Em cinco anos com políticas audazes de emprego e valorização da mão-de-obra africana é possível inverter esse quadro, dando-se valor a empresários africanos, bem sucedidos no mundo, como o sudanês Mo Ibrahim, o marroquino Othman Benjelloun, o egípcio Mohamed Mansour, o argelino Issad Rebrad, o sul-africano Christoffel Wiese, o nigeriano Mike Adenuga, o egípcio Nassef Sawiris, os sul-africanos Nicky Oppenheimer e Johann Rupert e o nigeriano Aliko Dangote, cujas fortunas bilionárias, lhes permite, se conclamados (faço-o a partir desta tribuna), por todos, a criar um dos maiores bancos do mundo, sediado em África: BIA (Banco Internacional Africano), com um capital social estimado em 30 mil milhões de dólares.
Seria uma atitude de ampla cidadania desses filhos de África e a melhor forma de as suas milionárias fortunas alimentarem a economia e desenvolvimento do continente que os pariu.

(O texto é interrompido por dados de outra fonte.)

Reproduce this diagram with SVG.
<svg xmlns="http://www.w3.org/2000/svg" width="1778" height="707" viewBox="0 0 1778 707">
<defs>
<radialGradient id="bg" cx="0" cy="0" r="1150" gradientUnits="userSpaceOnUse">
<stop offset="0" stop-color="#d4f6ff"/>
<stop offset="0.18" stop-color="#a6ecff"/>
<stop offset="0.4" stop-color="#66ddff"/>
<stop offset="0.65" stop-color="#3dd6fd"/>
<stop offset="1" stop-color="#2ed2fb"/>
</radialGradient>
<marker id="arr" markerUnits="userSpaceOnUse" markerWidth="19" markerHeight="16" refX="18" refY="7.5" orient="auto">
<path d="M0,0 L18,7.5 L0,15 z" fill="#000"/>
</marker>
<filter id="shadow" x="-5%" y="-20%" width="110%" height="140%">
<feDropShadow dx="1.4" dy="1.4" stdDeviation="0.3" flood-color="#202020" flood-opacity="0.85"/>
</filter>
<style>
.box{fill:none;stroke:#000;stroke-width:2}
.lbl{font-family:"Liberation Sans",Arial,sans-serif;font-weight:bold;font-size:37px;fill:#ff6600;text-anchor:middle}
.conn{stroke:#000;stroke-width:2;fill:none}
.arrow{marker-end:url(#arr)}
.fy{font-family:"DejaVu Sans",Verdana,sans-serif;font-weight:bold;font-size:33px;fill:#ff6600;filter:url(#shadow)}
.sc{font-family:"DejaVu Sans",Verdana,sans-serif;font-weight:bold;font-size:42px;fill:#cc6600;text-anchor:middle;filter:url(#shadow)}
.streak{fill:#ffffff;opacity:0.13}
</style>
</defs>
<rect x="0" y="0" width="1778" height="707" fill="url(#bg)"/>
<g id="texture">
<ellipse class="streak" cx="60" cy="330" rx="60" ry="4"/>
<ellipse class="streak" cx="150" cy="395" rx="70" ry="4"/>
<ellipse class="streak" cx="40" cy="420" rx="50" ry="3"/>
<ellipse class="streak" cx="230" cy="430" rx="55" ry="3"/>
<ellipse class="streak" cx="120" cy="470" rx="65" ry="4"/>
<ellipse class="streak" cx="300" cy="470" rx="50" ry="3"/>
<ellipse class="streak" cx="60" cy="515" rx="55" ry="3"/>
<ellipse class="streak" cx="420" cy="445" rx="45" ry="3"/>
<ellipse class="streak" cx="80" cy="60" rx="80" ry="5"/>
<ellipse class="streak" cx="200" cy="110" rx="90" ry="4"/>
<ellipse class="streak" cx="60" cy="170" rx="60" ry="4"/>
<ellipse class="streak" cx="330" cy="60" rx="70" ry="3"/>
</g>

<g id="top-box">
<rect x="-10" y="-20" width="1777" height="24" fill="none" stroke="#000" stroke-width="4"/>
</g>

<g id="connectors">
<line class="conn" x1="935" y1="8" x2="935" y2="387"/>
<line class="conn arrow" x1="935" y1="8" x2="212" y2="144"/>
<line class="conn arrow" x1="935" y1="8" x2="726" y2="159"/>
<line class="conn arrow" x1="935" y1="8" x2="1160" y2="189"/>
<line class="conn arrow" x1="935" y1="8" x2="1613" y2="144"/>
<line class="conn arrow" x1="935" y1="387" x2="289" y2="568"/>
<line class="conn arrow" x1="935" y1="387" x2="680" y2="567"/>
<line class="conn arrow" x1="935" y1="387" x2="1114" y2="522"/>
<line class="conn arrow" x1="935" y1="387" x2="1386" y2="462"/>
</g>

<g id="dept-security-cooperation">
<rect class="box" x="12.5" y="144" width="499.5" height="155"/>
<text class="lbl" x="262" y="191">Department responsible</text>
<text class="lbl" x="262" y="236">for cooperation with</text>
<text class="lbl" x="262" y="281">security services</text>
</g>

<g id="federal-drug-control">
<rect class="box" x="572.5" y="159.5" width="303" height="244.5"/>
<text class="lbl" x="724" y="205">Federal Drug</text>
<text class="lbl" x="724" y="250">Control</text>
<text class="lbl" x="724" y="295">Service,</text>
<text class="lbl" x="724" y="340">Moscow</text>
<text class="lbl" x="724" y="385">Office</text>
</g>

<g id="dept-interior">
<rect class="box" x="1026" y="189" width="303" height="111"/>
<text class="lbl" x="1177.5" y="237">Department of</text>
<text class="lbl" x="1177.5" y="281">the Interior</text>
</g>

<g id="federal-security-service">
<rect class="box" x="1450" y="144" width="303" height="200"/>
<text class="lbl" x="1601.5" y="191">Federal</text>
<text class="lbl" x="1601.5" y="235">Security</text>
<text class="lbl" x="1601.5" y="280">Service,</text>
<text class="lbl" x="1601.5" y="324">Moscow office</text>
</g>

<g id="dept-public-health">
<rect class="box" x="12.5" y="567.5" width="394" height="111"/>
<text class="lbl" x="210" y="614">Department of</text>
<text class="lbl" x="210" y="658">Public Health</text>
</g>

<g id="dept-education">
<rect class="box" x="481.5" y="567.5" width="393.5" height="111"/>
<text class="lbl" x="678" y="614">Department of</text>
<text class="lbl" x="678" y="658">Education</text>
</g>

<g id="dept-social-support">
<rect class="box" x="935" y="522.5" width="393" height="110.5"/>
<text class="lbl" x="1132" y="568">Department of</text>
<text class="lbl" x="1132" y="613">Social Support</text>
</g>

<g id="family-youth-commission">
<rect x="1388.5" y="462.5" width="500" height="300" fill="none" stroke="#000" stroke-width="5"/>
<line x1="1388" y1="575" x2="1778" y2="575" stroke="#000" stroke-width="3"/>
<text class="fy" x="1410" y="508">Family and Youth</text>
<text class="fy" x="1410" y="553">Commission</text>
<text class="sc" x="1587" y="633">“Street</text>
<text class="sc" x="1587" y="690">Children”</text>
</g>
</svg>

Finalmente é hora, neste final de 2018, Dezembro, com espírito de unidade, resgatarmos energias, para que os jovens intelectuais e as novas lideranças africanas, sem extremismos, falsos nacionalismos, racismo e xenofobia, serem capazes de lutar para o resgate da nossa identidade religiosa (ainda nos ares da colonização, precisamos alcançar a verdadeira independência religiosa), política, moral, ética e económica, para termos uma voz de respeitabilidade, no concerto das Nações livres e comprometidas com o bem comum dos povos.